What is the problem with sharing office space with other lawyers?
If it is not clear that you are not associated with other lawyers with whom you share office space, it can be confusing to the clients that visit that office. If one of your office-sharing colleagues does not carry insurance, but incurs a claim, a claimant could imply that this lawyer is a part of a de facto firm and sue the other entities in that space. In other words, such a relationship can create vicarious liability for all those in the office.
If you do share space, you should not share letterhead, files, clients, employees, advertising or signage. The phones should be answered either in the name of the individual lawyer or as "law offices." Office-sharing lawyers that appear to be a de facto firm may be required by the underwriters to insure together on one policy to prevent uninsured vicarious liability.
What can I do to reduce requests for additional application information?
- Provide a complete and legible application.
- Be sure that the way you represent yourself in the application matches what is on your letterhead and website. Explain any differences.

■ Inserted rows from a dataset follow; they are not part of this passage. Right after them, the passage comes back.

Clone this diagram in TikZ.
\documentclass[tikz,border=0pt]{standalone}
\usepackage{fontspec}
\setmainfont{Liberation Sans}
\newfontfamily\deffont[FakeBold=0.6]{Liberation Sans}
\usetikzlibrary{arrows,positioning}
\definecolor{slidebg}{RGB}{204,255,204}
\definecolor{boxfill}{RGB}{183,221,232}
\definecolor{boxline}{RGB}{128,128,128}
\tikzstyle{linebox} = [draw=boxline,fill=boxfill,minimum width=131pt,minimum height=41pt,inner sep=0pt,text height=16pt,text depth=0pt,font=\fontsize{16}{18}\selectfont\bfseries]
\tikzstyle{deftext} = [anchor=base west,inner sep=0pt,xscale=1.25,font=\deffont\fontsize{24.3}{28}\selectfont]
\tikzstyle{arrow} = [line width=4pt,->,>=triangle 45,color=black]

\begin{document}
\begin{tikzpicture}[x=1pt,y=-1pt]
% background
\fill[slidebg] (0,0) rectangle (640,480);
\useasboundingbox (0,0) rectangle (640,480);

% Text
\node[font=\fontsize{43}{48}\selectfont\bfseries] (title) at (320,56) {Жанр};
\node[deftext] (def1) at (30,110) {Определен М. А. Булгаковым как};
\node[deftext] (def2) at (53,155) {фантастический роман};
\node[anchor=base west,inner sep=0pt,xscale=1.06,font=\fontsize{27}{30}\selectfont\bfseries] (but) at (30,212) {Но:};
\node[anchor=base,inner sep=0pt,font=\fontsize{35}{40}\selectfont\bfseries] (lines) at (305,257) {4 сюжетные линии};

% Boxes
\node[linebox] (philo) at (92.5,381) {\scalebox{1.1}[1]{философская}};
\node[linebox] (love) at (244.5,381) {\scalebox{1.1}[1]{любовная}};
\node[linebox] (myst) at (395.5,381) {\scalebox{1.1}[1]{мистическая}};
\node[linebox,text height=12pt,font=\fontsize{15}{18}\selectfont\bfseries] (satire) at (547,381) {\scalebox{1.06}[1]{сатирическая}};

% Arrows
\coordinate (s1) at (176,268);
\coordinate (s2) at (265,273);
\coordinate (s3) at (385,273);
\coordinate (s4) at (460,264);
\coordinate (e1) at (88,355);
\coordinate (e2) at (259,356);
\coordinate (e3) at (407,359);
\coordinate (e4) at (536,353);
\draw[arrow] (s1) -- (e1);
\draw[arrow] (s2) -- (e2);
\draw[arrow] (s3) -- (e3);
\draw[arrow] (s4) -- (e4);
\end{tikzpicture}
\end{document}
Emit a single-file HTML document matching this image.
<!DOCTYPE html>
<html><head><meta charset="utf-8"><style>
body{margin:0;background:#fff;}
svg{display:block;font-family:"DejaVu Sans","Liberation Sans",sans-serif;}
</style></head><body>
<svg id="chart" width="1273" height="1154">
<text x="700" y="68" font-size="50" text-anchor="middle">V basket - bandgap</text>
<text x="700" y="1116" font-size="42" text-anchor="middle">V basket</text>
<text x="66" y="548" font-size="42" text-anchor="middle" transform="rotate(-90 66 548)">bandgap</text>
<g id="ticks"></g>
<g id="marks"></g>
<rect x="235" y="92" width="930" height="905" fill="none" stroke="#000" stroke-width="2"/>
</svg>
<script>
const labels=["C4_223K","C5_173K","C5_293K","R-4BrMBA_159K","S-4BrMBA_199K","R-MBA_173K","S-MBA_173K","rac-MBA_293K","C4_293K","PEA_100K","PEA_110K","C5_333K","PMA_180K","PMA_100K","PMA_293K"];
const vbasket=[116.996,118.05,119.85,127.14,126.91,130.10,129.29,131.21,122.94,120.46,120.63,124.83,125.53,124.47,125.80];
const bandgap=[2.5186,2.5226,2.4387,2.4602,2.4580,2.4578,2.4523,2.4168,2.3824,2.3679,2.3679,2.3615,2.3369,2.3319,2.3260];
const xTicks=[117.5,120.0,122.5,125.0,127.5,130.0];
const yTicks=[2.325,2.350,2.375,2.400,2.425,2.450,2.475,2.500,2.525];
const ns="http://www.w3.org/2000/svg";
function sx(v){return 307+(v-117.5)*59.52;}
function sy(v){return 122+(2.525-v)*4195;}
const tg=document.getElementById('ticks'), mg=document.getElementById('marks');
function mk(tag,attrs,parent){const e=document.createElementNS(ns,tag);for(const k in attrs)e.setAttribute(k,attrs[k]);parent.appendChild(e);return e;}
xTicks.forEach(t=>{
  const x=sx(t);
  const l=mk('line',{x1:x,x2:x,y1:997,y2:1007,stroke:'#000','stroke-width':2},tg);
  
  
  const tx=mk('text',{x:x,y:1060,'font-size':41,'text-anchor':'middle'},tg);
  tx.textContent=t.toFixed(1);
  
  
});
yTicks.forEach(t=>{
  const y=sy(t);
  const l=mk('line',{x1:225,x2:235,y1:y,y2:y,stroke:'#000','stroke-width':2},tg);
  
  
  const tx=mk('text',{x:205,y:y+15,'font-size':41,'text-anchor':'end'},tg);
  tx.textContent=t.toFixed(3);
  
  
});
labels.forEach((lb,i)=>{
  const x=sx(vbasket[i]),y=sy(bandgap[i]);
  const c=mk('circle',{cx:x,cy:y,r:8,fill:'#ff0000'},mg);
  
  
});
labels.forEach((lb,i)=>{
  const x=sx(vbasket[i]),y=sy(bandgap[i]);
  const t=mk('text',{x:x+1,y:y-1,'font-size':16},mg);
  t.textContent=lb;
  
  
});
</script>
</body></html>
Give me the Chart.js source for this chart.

- If you have experienced actual or potential claims, present the details clearly, accurately and concisely. Include your side of the story. If you have implemented measures to prevent a recurrence, include those details.
How can I mitigate potential risks that could lead to a malpractice lawsuit?
- Strong, consistent internal systems and controls can help minimize the potential for claims stemming from inadequate office procedures.
- Manage client expectations with engagement/disengagement procedures.
- Maintain a solid client intake and billing process.
- Establish conflict of interest detection and avoidance procedures.
- As a minimum, employ dual docket controls that are crosschecked by another person in your office on a regular basis. This is particularly critical if your practice areas are subject to statutes of limitation.
- Reduce high-risk areas of practice or cease them altogether. These include securities, plaintiff personal injury, class action or toxic tort cases, commercial real estate, entertainment, and intellectual property areas of practice. If you practice in these areas supply additional detail on how you effectively manage the increased risk.
- Provide good customer service and communication to your clients to reduce the likelihood of complaints to the Bar.
- Do not sue your clients for fees. They may countersue for malpractice.